Por muito que esta ideia pudesse, ao início, parecer chocante, por outro lado era uma forma muito prática de pôr fim a dois problemas: a sobrepopulação e a escasses de alimentos. Isto leva-nos de volta à questão inicial acerca da veracidade da existência de um vírus. 

Para os Governos, era inegável que o canibalismo proporcionava respostas para alguns problemas e decidem legalizá-lo. Com ele, legaliza-se também a criação de humanos para consumo porque, afinal, « meat is meat ».

Ao longo da história acompanharemos a personagem central - que trabalha naquilo a que chamam "centro de processamento" - nas suas diligências, durante as quais teremos, entre outros, uma visita guiada e bastante gráfica de todo o processo de criação e abate de seres humanos. É chocante. Mas, se pensarmos bem no assunto, parece-me que é precisamente essa a ideia. 

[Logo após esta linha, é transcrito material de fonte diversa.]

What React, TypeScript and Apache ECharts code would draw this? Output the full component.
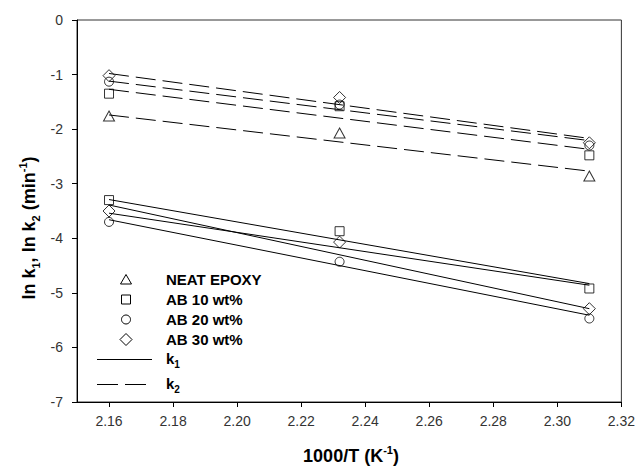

Só quem vive com a cabeça enfiada na areia é que pode dizer desconhecer o que se passa nos centros de abate por esse mundo fora. Há quem se desculpe, justificando que hoje em dia « os animais são mortos de uma forma mais humana e indolor » . Pois... digam isso às galinhas que são escaldadas vivas, às porcas que passam a vida enfiadas num cubículo a parir a amamentar, às vacas que são penduradas pelas patas traseiras e estripadas. Esta realidade está à vista de todos, basta procurar. Ou não, e viver na doce ignorância de que os animais que consumimos têm uma vida longa e feliz. 

E isto tudo para dizer que a descrição do que se passa nos tais centros de processamento de humanos é realmente chocante, e triste. Mas que não é em nada diferente daquilo que se passa, nos centros de processamento de animais que existem hoje em dia. Para mim, esse foi o aspeto mais interessante do livro porque nos deixa realmente a pensar... Por um lado, há o choque e a indignação: como é que alguém é capaz de fazer aquilo a pessoas ?! (e atenção que, no livro, as pessoas são literalmente tratadas como animais. Aliás, nem sequer são chamados de "pessoas" nem lhes são reconhecidos quaisquer direitos). Depois, por outro lado, vem o confronto com a realidade, onde ficamos a pensar porque motivo é que aquilo é tão chocante mas se fossem animais já seria aceitável. 

A história vai mais fundo do que isto, muito mais.

Levanta muitas questões, e apresenta poucas respostas, precisamente para fazer o leitor refletir a respeito de tudo aquilo que lê e qual o paralelismo da ficção com a realidade.

A cereja no topo do bolo é um final extraordinário, completamente inesperado e que permite várias interpretações. Livro ideal para um debate acesso e para nos deixar a refletir durante algum tempo.